As Sudan now pushes forward to make use of its water allotment, those countries have begun to call for a revision of the treaty, arguing that—with the exception of Ethiopia—they had all been under colonial rule at the time the negotiations took place, and had not been represented in their best interest. Moreover, the decision of distribution of water was made without any negotiations with Ethiopia, which had rejected the agreement and is the source of 90% of the water and 96% of transported sediment of the Nile.

===Domestic===
While a peace treaty appears to have stopped the fighting in Southern Sudan after almost 20 years, there is no end in sight yet for the civil war in Darfur. More recently, unrest in Nubia as a direct result of the dams and the forced permanent displacement of Nubians from their homelands threatens to erupt into war. A group calling itself the Nubian Liberation Front is threatening armed resistance in order to thwart the series of dams along the Nile, and particularly at Kajbar.

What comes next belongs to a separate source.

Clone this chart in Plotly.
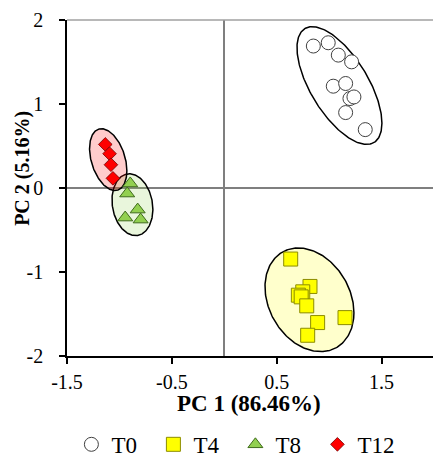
import numpy as np
import plotly.graph_objects as go

# ---- data ----
groups = ["T0", "T4", "T8", "T12"]

t0_x = [0.849, 0.991, 1.087, 1.214, 1.039, 1.157, 1.198, 1.236, 1.157, 1.344]
t0_y = [1.690, 1.729, 1.582, 1.502, 1.212, 1.244, 1.065, 1.084, 0.898, 0.695]

t4_x = [0.633, 0.817, 0.748, 0.706, 0.733, 0.786, 0.890, 0.795, 1.151]
t4_y = [-0.846, -1.172, -1.236, -1.276, -1.296, -1.403, -1.602, -1.753, -1.543]

t8_x = [-0.897, -0.926, -0.945, -0.826, -0.798]
t8_y = [0.054, -0.066, -0.352, -0.257, -0.376]

t12_x = [-1.135, -1.094, -1.081, -1.062]
t12_y = [0.519, 0.408, 0.277, 0.115]

# confidence ellipses: centre, half-extent in x, half-extent in y, correlation
ell_cx = [1.098, 0.812, -0.876, -1.107]
ell_cy = [1.220, -1.331, -0.199, 0.338]
ell_wx = [0.405, 0.424, 0.195, 0.178]
ell_hy = [0.701, 0.617, 0.368, 0.368]
ell_r = [-0.64, -0.25, -0.15, -0.36]

x_ticks = [-1.5, -0.5, 0.5, 1.5]
y_ticks = [-2, -1, 0, 1, 2]

# ---- styles ----
FONT = "Liberation Serif, Times New Roman, serif"
ell_fill = ["rgba(255,255,255,0)", "rgba(255,255,0,0.2)",
            "rgba(146,208,80,0.2)", "rgba(255,0,0,0.2)"]
marker_styles = [
    dict(symbol="circle", size=14, color="white", line=dict(color="#404040", width=1)),
    dict(symbol="square", size=14, color="#FFFF00", line=dict(color="#8c8c00", width=1)),
    dict(symbol="triangle-up", size=13, color="#92D050", line=dict(color="#3f6b1c", width=1)),
    dict(symbol="diamond", size=10.5, color="#FF0000", line=dict(color="#700000", width=0.8)),
]
xs = [t0_x, t4_x, t8_x, t12_x]
ys = [t0_y, t4_y, t8_y, t12_y]

fig = go.Figure()

tt = np.linspace(0, 2 * np.pi, 240)
for i in range(len(groups)):
    r = ell_r[i]
    ex = ell_cx[i] + ell_wx[i] * np.cos(tt)
    ey = ell_cy[i] + ell_hy[i] * (r * np.cos(tt) + np.sqrt(1 - r * r) * np.sin(tt))
    fig.add_trace(go.Scatter(
        x=ex, y=ey, mode="lines", fill="toself", fillcolor=ell_fill[i],
        line=dict(color="black", width=1.5), showlegend=False, hoverinfo="skip"))

for i, g in enumerate(groups):
    fig.add_trace(go.Scatter(
        x=xs[i], y=ys[i], mode="markers", name=g, marker=marker_styles[i]))

fig.add_shape(type="line", xref="paper", yref="paper", x0=0, x1=1, y0=1, y1=1,
              line=dict(color="#a0a0a0", width=1.5))

fig.add_annotation(text="<b>PC 2 (5.16%)</b>", xref="paper", yref="paper",
                   x=-0.122, y=0.558, xanchor="center", yanchor="middle",
                   textangle=-90, showarrow=False,
                   font=dict(family=FONT, size=20, color="black"))
fig.add_annotation(text="<b>PC 1 (86.46%)</b>", xref="paper", yref="paper",
                   x=0.497, y=-0.1405, xanchor="center", yanchor="middle",
                   showarrow=False, font=dict(family=FONT, size=23, color="black"))

fig.update_layout(
    width=433, height=457,
    margin=dict(l=67, r=0, t=20, b=101, autoexpand=False),
    paper_bgcolor="white", plot_bgcolor="white",
    font=dict(family=FONT, size=20, color="black"),
    showlegend=True,
    legend=dict(orientation="h", x=0.012, y=-0.263, xanchor="left", yanchor="middle",
                entrywidth=37, entrywidthmode="pixels", itemwidth=30,
                font=dict(family=FONT, size=23, color="black"),
                bgcolor="rgba(0,0,0,0)", traceorder="normal"),
)
fig.update_xaxes(
    range=[-1.5, 1.99], tickvals=x_ticks, ticktext=[f"{v:g}" for v in x_ticks],
    showgrid=False, zeroline=True, zerolinecolor="#7f7f7f", zerolinewidth=1.5,
    showline=True, linecolor="black", linewidth=1.5,
    ticks="outside", ticklen=6, tickcolor="black", tickwidth=1.5,
    ticklabelstandoff=1,
)
fig.update_yaxes(
    range=[-2, 2], tickvals=y_ticks, ticktext=[str(v) for v in y_ticks],
    showgrid=False, zeroline=True, zerolinecolor="#7f7f7f", zerolinewidth=1.5,
    showline=True, linecolor="black", linewidth=1.5,
    ticks="outside", ticklen=6, tickcolor="black", tickwidth=1.5,
    ticklabelstandoff=12,
)

fig.write_html("out.html", config={"displayModeBar": False},
               post_script="document.body.style.margin='0';document.body.style.padding='0';")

During the Sudanese civil war (2023–present) on 13 January 2025, the dam's power station was damaged by RSF drones, causing a fire at the facility and damaging a key transformer. The attack also caused power outages as far as Shendi, Port Sudan, Atbara and Omdurman.

==Environmental impact==
===Health===

The resettlement area is a vast area with an expected 50,000-70,000 inhabitants who would be going through a transitional period for a few years before the get acclimatised and psychologically adapted to their new life. Governing by the two eminent health impact experiences of New Halfa resettlement projects and Aswan Dam in Egypt, strategic health planning ought to start early to foresee what water born diseases and other ecological health problems (such as bilharziasis, malaria) are likely to prevail and to plan how to guard against that.

===Evaporation===
The creation of the reservoir lake will increase the surface area of the Nile by about 700 km^{2}. Under the climatic conditions at the site, additional evaporation losses of up to 1,500,000,000 m^{3} per year can be expected. This corresponds to about 8% of the total amount of water allocated to Sudan in the Nile Waters Treaty.